Wally Hammond always had a way with the ladies and was rarely a faithful man. He married his first wife for money, unfortunately her fathers business went broke in the Depression and Hammond beset by money problems left her and married a beauty queen from South Africa. He died a relatively young man and left his family in financial difficulty.
David Foot has written some other very good biographies including one on Harold Gibblet and a biography on 3 players titled ‘Crickets Unholy Trinity’ (well worth the read). But for my money this is certainly the apogee of his impressive writing career.
1. C.B. Fry, An English Hero
It’s hard to imaging that biographies from explorers to Hollywood stars could be much better than this book from Iain Wilton. (James Boswell excepted)
Admittedly he had a great subject to write about, Fry not only scored 94 first class centuries and captained England in tests, and he also represented England twice in soccer and played in the 1902 FA cup final. He held the world long-jump record and said he would have gone to the 1900 Olympics if he had known they were on.
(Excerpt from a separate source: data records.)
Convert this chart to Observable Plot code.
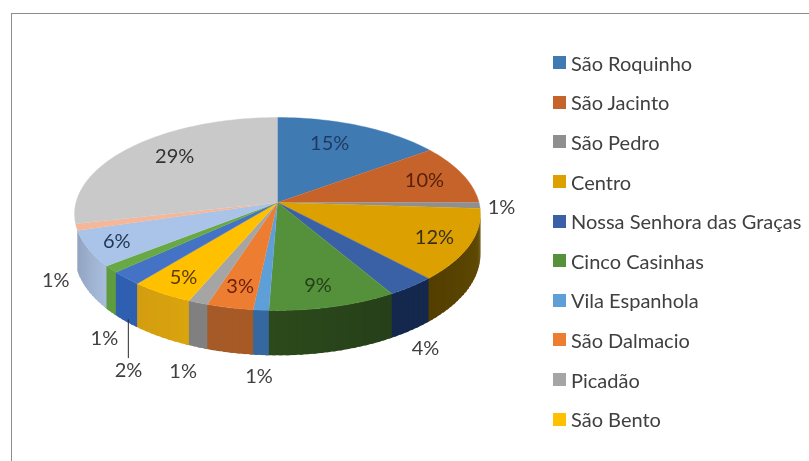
<!DOCTYPE html>
<html><head><meta charset="utf-8">
<script src="https://cdn.jsdelivr.net/npm/d3@7"></script>
<script src="https://cdn.jsdelivr.net/npm/@observablehq/plot@0.6"></script>
<style>
html,body{margin:0;padding:0;background:#fff;width:809px;height:461px;overflow:hidden}
#wrap{position:relative;width:809px;height:461px;font-family:Lato,sans-serif;filter:blur(0.4px)}
#legend{position:absolute;left:553px;top:43px;color:#404040;font-size:20px}
.row{display:flex;align-items:center;height:39.6px;white-space:nowrap}
.sw{width:13px;height:13px;margin-right:5px;flex:none}
</style></head><body><div id="wrap"></div>
<script>
// Legend names: the original legend only shows the first ten categories
const categories = ["São Roquinho","São Jacinto","São Pedro","Centro","Nossa Senhora das Graças","Cinco Casinhas","Vila Espanhola","São Dalmacio","Picadão","São Bento"];
const values = [15,10,1,12,3.5,9.1,1.1,3.3,1.4,4.5,2.3,1.2,6,1.1,28.5];
const topColors = ["#3f7ab3","#c6632a","#8f8f8f","#dca000","#3a60a6","#55903a","#5f9fd8","#ed7d31","#a5a5a5","#ffc000","#4472c4","#68a845","#a9c4e8","#f4b79a","#c9c9c9"];
const wallFrom = ["#2a5278","#84421c","#5f5f5f","#634c04","#14284d","#26401a","#35689f","#a85a24","#808080","#d9a40c","#2f5fb0","#5f9c3e","#a8bddc","#c9a08a","#a8a8a8"];
const wallTo   = ["#2a5278","#84421c","#5f5f5f","#533e00","#14284d","#2c4a1b","#35689f","#a55a28","#808080","#d39d10","#2f5fb0","#5f9c3e","#8fa2bf","#c9a08a","#a8a8a8"];
// Label placement around the pie: angle (percent of the turn), reach (fraction of the radius)
const labelAngle = [6.3,20.1,25.75,32,42.9,46.4,50.8,53.3,54.1,58.5,56.3,58.6,67.4,64.8,87.1];
const labelReach = [.725,.787,1.106,.825,1.439,.811,1.505,.816,1.517,.838,1.584,1.427,.856,1.251,.747];
const labelColors = ["#1f3a5f","#5a200a","#404040","#3a3018","#404040","#24401a","#404040","#6b1f0a","#404040","#5a3a10","#404040","#404040","#1f3553","#404040","#333333"];
const perspective = 0.119, wallHeight = 0.416, stripStep = 0.5, stripOverlap = 0.25;

const total = d3.sum(values);
const edges = d3.cumsum(values);
const project = (pct, r = 1, h = 0) => {
  const t = pct / total * 2 * Math.PI, u = r * Math.sin(t), v = r * Math.cos(t), k = 1 + perspective * v;
  return {x: u / k, y: (v - h) / k};
};
const slices = values.map((d, i) => ({i, from: edges[i] - d, to: edges[i]}));

// top face polygons
const topFace = slices.flatMap(s => {
  const n = Math.max(4, Math.ceil((s.to - s.from) / stripStep));
  return [{...project(0, 0), id: s.i, color: topColors[s.i]},
    ...d3.range(n + 1).map(j => ({...project(s.from + (s.to - s.from) * j / n), id: s.i, color: topColors[s.i]}))];
});
// wall strips (only the front part is visible); each one overlaps the next so no seams show
const visFrom = 26.9, visTo = 70.5;
const walls = slices.flatMap(s => {
  const a = Math.max(s.from, visFrom), b = Math.min(s.to, visTo);
  if (b <= a) return [];
  const n = Math.max(1, Math.ceil((b - a) / stripStep));
  const mix = d3.interpolateRgb(wallFrom[s.i], wallTo[s.i]);
  return d3.range(n).flatMap(j => {
    const p0 = a + (b - a) * j / n, p1 = Math.min(visTo, a + (b - a) * (j + 1) / n + stripOverlap), id = `${s.i}-${j}`, color = d3.rgb(mix((j + .5) / n)).formatHex();
    return [project(p0), project(p1), project(p1, 1, wallHeight), project(p0, 1, wallHeight)].map(q => ({...q, id, color}));
  });
});
const labels = slices.map(s => ({...project(labelAngle[s.i], labelReach[s.i]), text: Math.round(values[s.i]) + "%", color: labelColors[s.i]}));

// leader line of the 2% label, from the wall of its slice down to the label
const leaderFoot = project(61.8, 1, wallHeight * 0.93);
const leader = [leaderFoot, {x: leaderFoot.x, y: labels[10].y + 0.137}];

const W = 809, H = 461, ml = 11, mt = 13, cx = 277, cy = 202, sx = 201.5, sy = 95.1;
const chart = Plot.plot({
  width: W, height: H, marginLeft: ml, marginTop: mt, marginRight: 0, marginBottom: 0,
  x: {domain: [(ml - cx) / sx, (W - cx) / sx], axis: null},
  y: {domain: [(cy - H) / sy, (cy - mt) / sy], axis: null},
  color: {type: "identity"},
  style: {background: "#fff", fontFamily: "Lato,sans-serif", display: "block"},
  marks: [
    Plot.frame({anchor: "left", stroke: "#8c8c8c"}),
    Plot.frame({anchor: "top", stroke: "#8c8c8c"}),
    Plot.line(walls, {x: "x", y: "y", z: "id", fill: "color", stroke: null, curve: "linear"}),
    Plot.line(topFace, {x: "x", y: "y", z: "id", fill: "color", stroke: "color", strokeWidth: 0.4, curve: "linear"}),
    Plot.line(leader, {x: "x", y: "y", stroke: "#2a2a2a", strokeWidth: 1}),
    Plot.text(labels, {x: "x", y: "y", text: "text", fill: "color", fontSize: 20, lineAnchor: "middle"})
  ]
});
const wrap = document.getElementById("wrap");
wrap.appendChild(chart);
const legend = document.createElement("div");
legend.id = "legend";
categories.forEach((name, i) => {
  const row = document.createElement("div"); row.className = "row";
  const sw = document.createElement("span"); sw.className = "sw"; sw.style.background = topColors[i];
  const t = document.createElement("span"); t.textContent = name;
  row.append(sw, t); legend.appendChild(row);
});
wrap.appendChild(legend);
</script></body></html>
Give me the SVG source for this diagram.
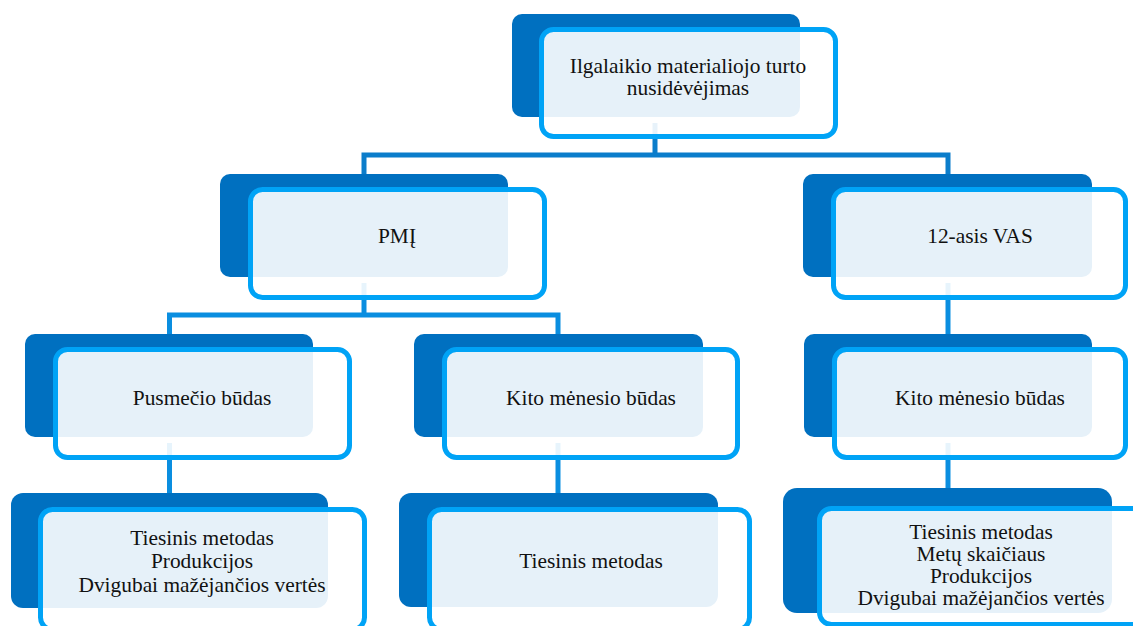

He was also a very good dancer, ice skater and one of cricket’s great authors, and picked up 3 blues at Oxford. He was once offered the throne of Albania.
Even though there was no shortage of subject matter Iain Wilton managed to draw all these threads together in what can only be described as a magnificent book.
To top the book off Wilton finishes with my favourite Neville Cardus quote, and I think it appropriate that the greatest cricket writer should have the last say on my list as well:
‘He had heard people argue that C.B. squandered his talents. If only he had specialised, they argued, he could have distinguished himself in the worlds of politics, law, literature or the theatre.’
As Cardus concludes ‘I think there are politician and actors and K.C.’s and authors enough. There has only been one C.B. Fry’.